Efficacy of System of Rice Intensification demonstrated in Tiruchi district
In a region that has been famous for generous use of the Cauvery water [whenever available], farmers are increasingly adopting a cultivation method that requires less water.
A large number of farmers in the Tiruchi district who went in for ‘kuruvai’ paddy crop in the filter point areas in June amidst concerns over the dwindling water table had successfully adopted the System of Rice Intensification (SRI) to reduce water consumption substantially.
The method, which helps reduce water consumption by 25-50 per cent and promises better yield, has been adopted in over 60 per cent of the area covered under ‘kuruvai’ paddy in the district this year. The coverage of kuruvai had come down to 8,577 acres in the district against the normal area of 16,000 acres given the prolonged dry spell.
The State government had to implement a special package to help farmers in the filter point areas in the delta to take up the cultivation.
The package included three phase power supply for 12 hours a day, supply of bio-fertilizers, micro nutrients and pesticides free of cost. Besides, HDPE pipes were given to farmers free to help them pump water from borewells.
Farmers say that the measures, coupled with the adoption of the SRI, had helped them raise the crop successfully.
“The water table in our village had gone down by 10 to 15 feet. Thankfully, we were able to pump water from our borewells as power was available. The pipes given by the government also helped in preventing wastage of water,” said C. Rajeshkhanna, a farmer of Manakkal near Lalgudi.
Lalgudi block, one of the fertile belts in the district, accounts for a major portion of the crop with nearly 7928 acres. Of this, SRI had been adopted in 5,290 acres thanks to the efforts of the officials of the Agriculture Department. The water consumption had gone down by more than 30 per cent, say farmers of the village.
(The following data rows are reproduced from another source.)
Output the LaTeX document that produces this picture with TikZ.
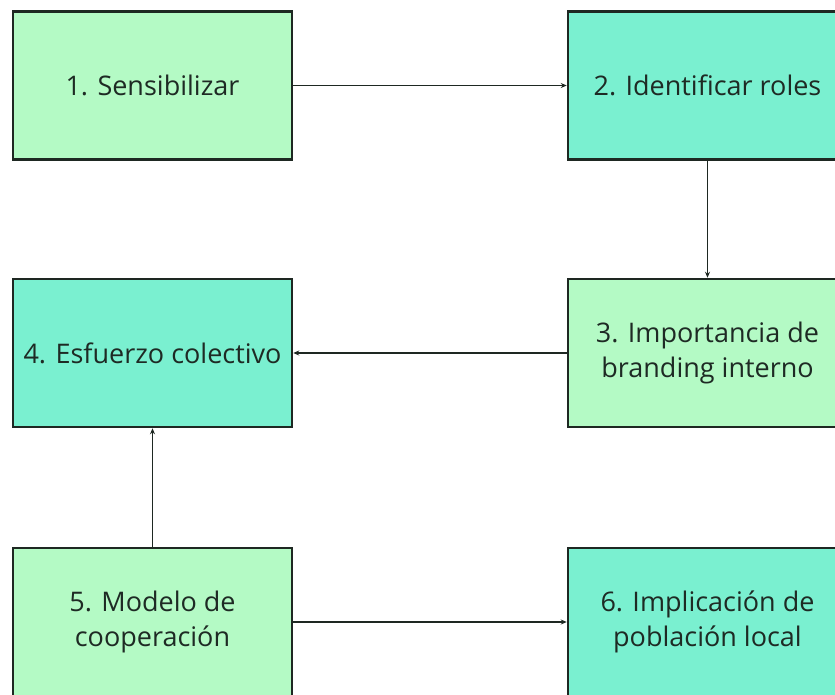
\documentclass[tikz,border=0pt]{standalone}
\usepackage{fontspec}
\setmainfont{Open Sans}
\usepackage{xcolor}
\usetikzlibrary{arrows.meta}
\definecolor{verdeclaro}{RGB}{180,250,197}
\definecolor{turquesa}{RGB}{122,240,208}
\definecolor{borde}{RGB}{30,40,34}
\definecolor{texto}{RGB}{30,42,36}

\begin{document}
\begin{tikzpicture}[x=1pt,y=-1pt,
        caja/.style={draw=borde,line width=2.5pt,minimum width=279pt,minimum height=148pt,
            align=center,text=texto,font=\fontsize{27}{35.5}\selectfont,inner sep=0pt},
        cajaclara/.style={caja,fill=verdeclaro},
        cajaturq/.style={caja,fill=turquesa},
        flecha/.style={draw=borde,line width=1.4pt,-{Stealth[length=6pt,width=5pt]}}]
        \useasboundingbox (0,0) rectangle (835,694);
        \clip (0,0) rectangle (835,694);
        \fill[white] (0,0) rectangle (835,694);
        
        \node[cajaclara] (paso1) at (152.5,85.5) {1. Sensibilizar};
        \node[cajaturq] (paso2) at (707.5,85.5) {2. Identificar roles};
        \node[cajaclara] (paso3) at (707.5,353) {3. Importancia de\\branding interno};
        \node[cajaturq] (paso4) at (152.5,353) {4. Esfuerzo colectivo};
        \node[cajaclara] (paso5) at (152.5,622) {5. Modelo de\\cooperación};
        \node[cajaturq] (paso6) at (707.5,622) {6. Implicación de\\población local};
        
        \draw[flecha] (paso1) -- (paso2);
        \draw[flecha] (paso2) -- (paso3);
        \draw[flecha] (paso3) -- (paso4);
        \draw[flecha] (paso5) -- (paso4);
        \draw[flecha] (paso5) -- (paso6);
    \end{tikzpicture}
\end{document}
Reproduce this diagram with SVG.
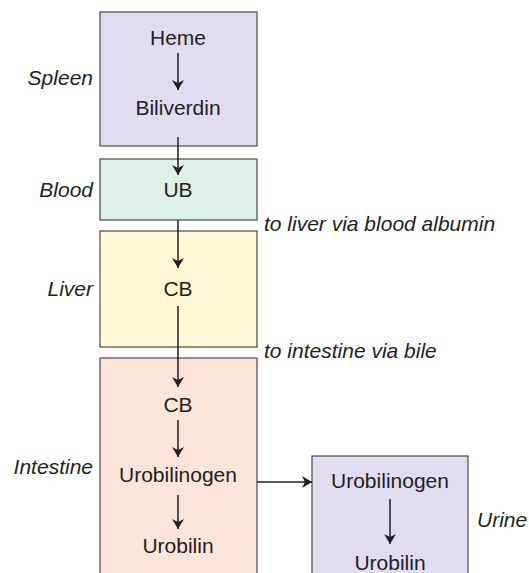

The efficacy of the cultivation method had already been demonstrated in the village. A father-son duo, Mohammed Haneefa and Abdul Rahman, had bagged prizes for recording the highest yield by adopting SRI in the district over the past two years by recording a yield of 5.5 to 6 tonnes an acre. .
“We are able to harvest at least 60 bags (of 60 kg each) an acre using SRI against the normal of 40-45 bags under traditional method,” said Mr.Rajesh Khanna, who has been adopting the method for the past three years.
SRI is also better suited for farm mechanization and this is a big plus given the shortage of labourers and rising wages, the farmers say.
In fact, the entire ‘kuruvai’ paddy crop in Manakkal village, accounting for about 260 acres, has been raised under SRI this year. “This is one of the six villages where we implemented the ‘whole village concept’ to promote the SRI,” said Gururaj Singh, Joint Director of Agriculture.
The Department plans to adopt the ‘whole village concept’ to promote SRI in as many as 84 villages across the district for ‘kuruvai’, ‘thaladi’ and ‘samba’ crops, according to R. Chandrasekaran, Deputy Director (Central schemes), Agriculture.
With ‘samba’ coverage expected to touch 1.50 lakh acres (making up for the ‘kuruvai’ shortfall) in the district this year in the wake of release of water for irrigation and good storage of the Mettur reservoir, the department is gearing up to promote SRI in 90,000 acres.